(Dataset records)
↓↓↓

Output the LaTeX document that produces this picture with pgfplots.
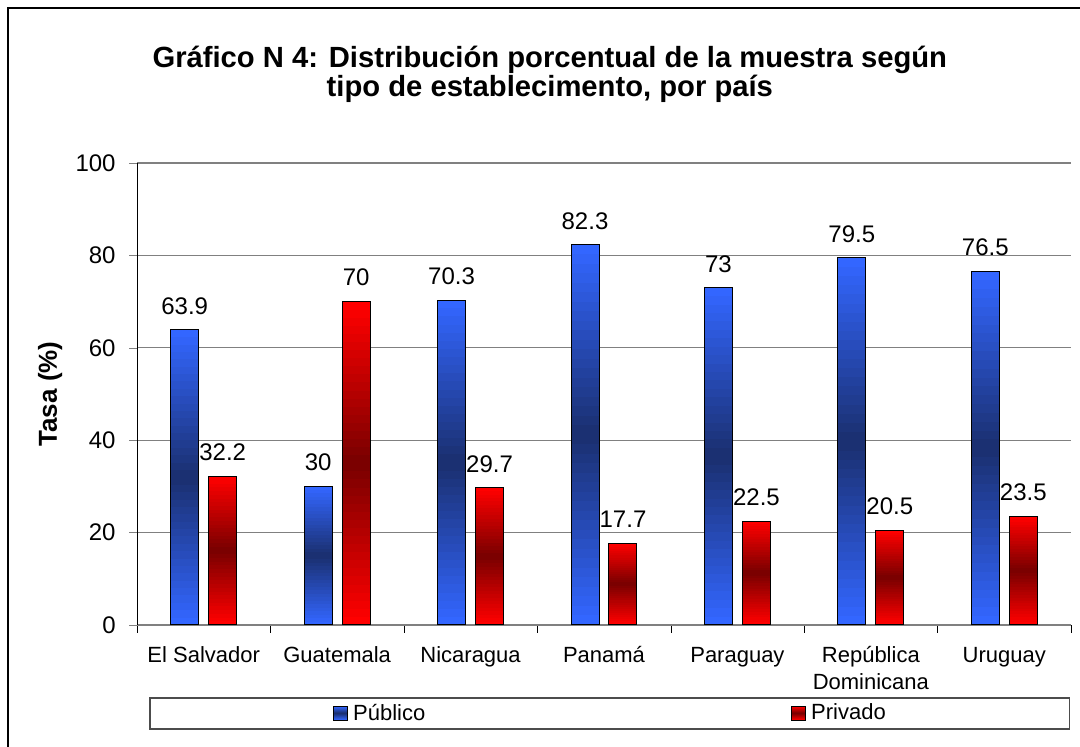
\documentclass[border=0pt]{standalone}
\usepackage{pgfplots}
\pgfplotsset{compat=1.18}
\usetikzlibrary{calc}
\usepackage{fontspec}
\setmainfont{Liberation Sans}

\definecolor{azulClaro}{HTML}{3366FF}
\definecolor{azulOscuro}{HTML}{1A2F6E}
\definecolor{rojoClaro}{HTML}{FF0000}
\definecolor{rojoOscuro}{HTML}{780000}
\definecolor{rejilla}{HTML}{808080}

% vertical light-dark-light gradient, built from thin bands
\tikzset{degradado/.style 2 args={fill=#1, path picture={
  \foreach \k in {0,...,39}{
    \pgfmathsetmacro\p{100*(1-abs(\k-19.5)/19.5)}
    \fill[path picture={}, draw=none, #2!\p!#1]
      ($(path picture bounding box.north west)!{\k/40}!(path picture bounding box.south west)$)
      rectangle
      ($(path picture bounding box.north east)!{(\k+1.1)/40}!(path picture bounding box.south east)$);
  }}}}

% one bar: left x, right x, value, outer colour, middle colour
\newcommand{\barra}[5]{%
  \addplot[forget plot, draw=black, line width=0.5pt, degradado={#4}{#5}]
    coordinates {(#1,0) (#1,#3) (#2,#3) (#2,0)} -- cycle;}

\begin{document}
\begin{tikzpicture}
\path[use as bounding box] (0,0) rectangle (540pt,373.5pt);
\draw[line width=1pt] (4pt,0) -- (4pt,369.5pt) -- (540pt,369.5pt);
\begin{axis}[
  at={(68.5pt,61pt)}, anchor=south west,
  scale only axis, width=467pt, height=231pt,
  ymin=0, ymax=100, ytick={0,20,...,100},
  xmin=-0.5, xmax=6.5,
  xtick={0,...,6},
  xticklabels={El Salvador,Guatemala,Nicaragua,Panamá,Paraguay,
    {\begin{tabular}[t]{@{}c@{}}República\\Dominicana\end{tabular}},Uruguay},
  minor xtick={-0.5,0.5,...,6.5},
  major x tick style={draw=none},
  minor x tick style={black},
  tick align=outside,
  major tick length=4pt, minor tick length=4pt,
  axis x line*=bottom, axis y line*=left,
  x axis line style={rejilla,-},
  y axis line style={black,-},
  ymajorgrids, grid style={rejilla, line width=0.6pt},
  /pgf/number format/assume math mode=true,
  yticklabel style={font=\fontsize{12}{14}\selectfont, anchor=east, inner sep=0pt, xshift=-6.5pt},
  xticklabel style={font=\fontsize{11}{13.5}\selectfont, anchor=base, inner sep=0pt, yshift=-15pt},
  ylabel={\textbf{Tasa (\%)}},
  ylabel style={at={(axis description cs:-0.0931,0.5)}, anchor=center, rotate=0, font=\fontsize{13}{15}\selectfont},
  title={Gráfico N 4: Distribución porcentual de la muestra según\\tipo de establecimento, por país},
  title style={at={(axis description cs:0.442,1.119)}, anchor=base, yshift=0pt, align=center, inner sep=0pt, font=\bfseries\fontsize{14.6}{14.5}\selectfont},
  every node near coord/.append style={font=\fontsize{12}{14}\selectfont, black, inner sep=0pt, anchor=south, yshift=7.5pt},
  legend columns=2,
  legend image code/.code={\draw[#1, line width=0.4pt] (0pt,-3.5pt) rectangle (7pt,3.5pt);},
  legend style={at={(axis description cs:0.506,-0.1916)}, anchor=center,
    draw=black!70, line width=0.75pt, inner xsep=91.75pt, inner ysep=3pt,
    font=\fontsize{11}{13}\selectfont,
    nodes={inner sep=0pt},
    /tikz/every odd column/.append style={column sep=2.5pt},
    /tikz/every even column/.append style={column sep=183pt}},
]
% Público bars (left of each country)
\barra{-0.247}{-0.037}{63.9}{azulClaro}{azulOscuro}
\barra{0.753}{0.963}{30}{azulClaro}{azulOscuro}
\barra{1.753}{1.963}{70.3}{azulClaro}{azulOscuro}
\barra{2.753}{2.963}{82.3}{azulClaro}{azulOscuro}
\barra{3.753}{3.963}{73}{azulClaro}{azulOscuro}
\barra{4.753}{4.963}{79.5}{azulClaro}{azulOscuro}
\barra{5.753}{5.963}{76.5}{azulClaro}{azulOscuro}
% Privado bars (right of each country)
\barra{0.037}{0.247}{32.2}{rojoClaro}{rojoOscuro}
\barra{1.037}{1.247}{70}{rojoClaro}{rojoOscuro}
\barra{2.037}{2.247}{29.7}{rojoClaro}{rojoOscuro}
\barra{3.037}{3.247}{17.7}{rojoClaro}{rojoOscuro}
\barra{4.037}{4.247}{22.5}{rojoClaro}{rojoOscuro}
\barra{5.037}{5.247}{20.5}{rojoClaro}{rojoOscuro}
\barra{6.037}{6.247}{23.5}{rojoClaro}{rojoOscuro}
% value labels
\addplot[forget plot, only marks, mark=none, nodes near coords,
  nodes near coords style={xshift=-9.5pt}]
  coordinates {(0,63.9) (1,30) (2,70.3) (3,82.3) (4,73) (5,79.5) (6,76.5)};
\addplot[forget plot, only marks, mark=none, nodes near coords,
  nodes near coords style={xshift=9.5pt}]
  coordinates {(0,32.2) (1,70) (2,29.7) (3,17.7) (4,22.5) (5,20.5) (6,23.5)};
\addlegendimage{draw=black, degradado={azulClaro}{azulOscuro}}
\addlegendentry{Público}
\addlegendimage{draw=black, degradado={rojoClaro}{rojoOscuro}}
\addlegendentry{Privado}
\end{axis}
\end{tikzpicture}
\end{document}
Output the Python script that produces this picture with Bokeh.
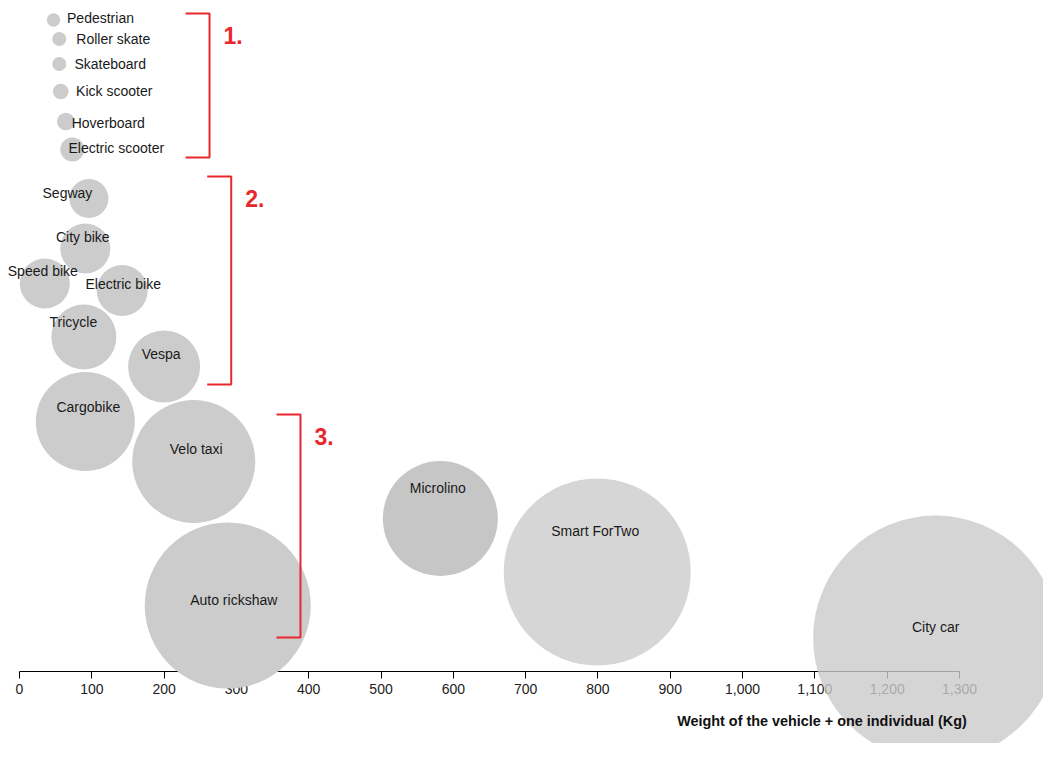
from bokeh.plotting import figure
from bokeh.models import (ColumnDataSource, Range1d, LinearAxis, FixedTicker,
                          NumeralTickFormatter, Label)
from bokeh.core.properties import value
from bokeh.embed import file_html
from bokeh.resources import INLINE

# ---- data ----
vehicles = ["Pedestrian", "Roller skate", "Skateboard", "Kick scooter", "Hoverboard",
            "Electric scooter", "Segway", "City bike", "Speed bike", "Electric bike",
            "Tricycle", "Vespa", "Cargobike", "Velo taxi", "Auto rickshaw",
            "Microlino", "Smart ForTwo", "City car"]
weight_kg = [47, 55, 55, 57, 64, 73, 96, 91, 35, 142, 89, 200, 91, 241, 288, 582, 799, 1267]
row_pos = [19.5, 38.5, 63.5, 91, 121, 149, 198, 248, 283, 290, 336.5, 366, 421, 461,
           605, 518, 571.5, 637.5]
bubble = [6.7, 7, 7, 7.8, 8.8, 12, 19.5, 25, 25, 25.5, 32.5, 36, 49.5, 61.5,
          83, 57.5, 93.5, 122.5]
x_ticks = [0, 100, 200, 300, 400, 500, 600, 700, 800, 900, 1000, 1100, 1200, 1300]

groups = ["1.", "2.", "3."]
group_x = [262.8, 292.8, 388.6]
group_top = [13, 176, 414]
group_bottom = [157, 384, 637]

# ---- styles ----
fills = ["#cccccc"] * 15 + ["#c6c6c6", "#d6d6d6", "#cbcbcb"]
alphas = [1.0] * 17 + [0.8]
lab_dx = [47, 54, 51, 53.5, 42.5, 44, -21.5, -2.5, -2, 1, -10.5, -3, 3, 2.5, 6, -2.5, -2, 0]
lab_dy = [-2.5, -0.5, -0.5, -1, 1, -2, -6, -12, -13, -7, -15.5, -13, -15, -13, -6, -31, -41.5, -11]

FONT = value("Liberation Sans")
RED = "#e8282e"

W, H = 1043, 743
scale = 940 / 1300.0
x0 = -19 / scale

p = figure(width=W, height=H, output_backend="svg", toolbar_location=None,
           x_range=Range1d(x0, x0 + W / scale), y_range=Range1d(H, 0),
           x_axis_type=None, y_axis_type=None, min_border=0)
p.outline_line_color = None
p.grid.visible = False
p.background_fill_color = "white"

src = ColumnDataSource(dict(name=vehicles, x=weight_kg, y=row_pos,
                            d=[2 * b for b in bubble], fill=fills, alpha=alphas,
                            dx=lab_dx, dy=lab_dy))

ax = LinearAxis(fixed_location=671, bounds=(0, 1300),
                ticker=FixedTicker(ticks=x_ticks),
                formatter=NumeralTickFormatter(format="0,0"))
ax.level = "underlay"
ax.axis_line_color = "black"
ax.axis_line_width = 1.2
ax.major_tick_line_color = "black"
ax.major_tick_in = 0
ax.major_tick_out = 7
ax.minor_tick_line_color = None
ax.major_label_standoff = 5
ax.major_label_text_font = "Liberation Sans"
ax.major_label_text_font_size = "14px"
ax.major_label_text_color = "#222222"
p.add_layout(ax, "below")

p.scatter("x", "y", size="d", source=src, marker="circle", fill_color="fill",
          fill_alpha="alpha", line_color=None)

p.text("x", "y", text="name", source=src, x_offset="dx", y_offset="dy",
       text_align="center", text_baseline="middle", text_font=FONT,
       text_font_size="14px", text_color="#1a1a1a")

# group brackets
arm = 24 / scale
bx = [[gx - arm, gx, gx, gx - arm] for gx in group_x]
by = [[t, t, b, b] for t, b in zip(group_top, group_bottom)]
p.multi_line(bx, by, line_color=RED, line_width=2)
p.text([gx + 14 / scale for gx in group_x], [t + 22 for t in group_top], text=groups,
       text_align="left", text_baseline="middle", text_font=FONT,
       text_font_size="23px", text_font_style="bold", text_color=RED)

p.add_layout(Label(x=1310, y=720, text="Weight of the vehicle + one individual (Kg)",
                   text_align="right", text_baseline="middle",
                   text_font="Liberation Sans", text_font_size="14.4px",
                   text_font_style="bold", text_color="#111111"))

open("out.html", "w").write(file_html(p, INLINE))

↑↑↑

PROBLEM DETAILS:
Take each line containing the string "with" and copy it out.

ANSWER TO THE TASK:
Output the LaTeX document that produces this picture with pgfplots.
Output the Python script that produces this picture with Bokeh.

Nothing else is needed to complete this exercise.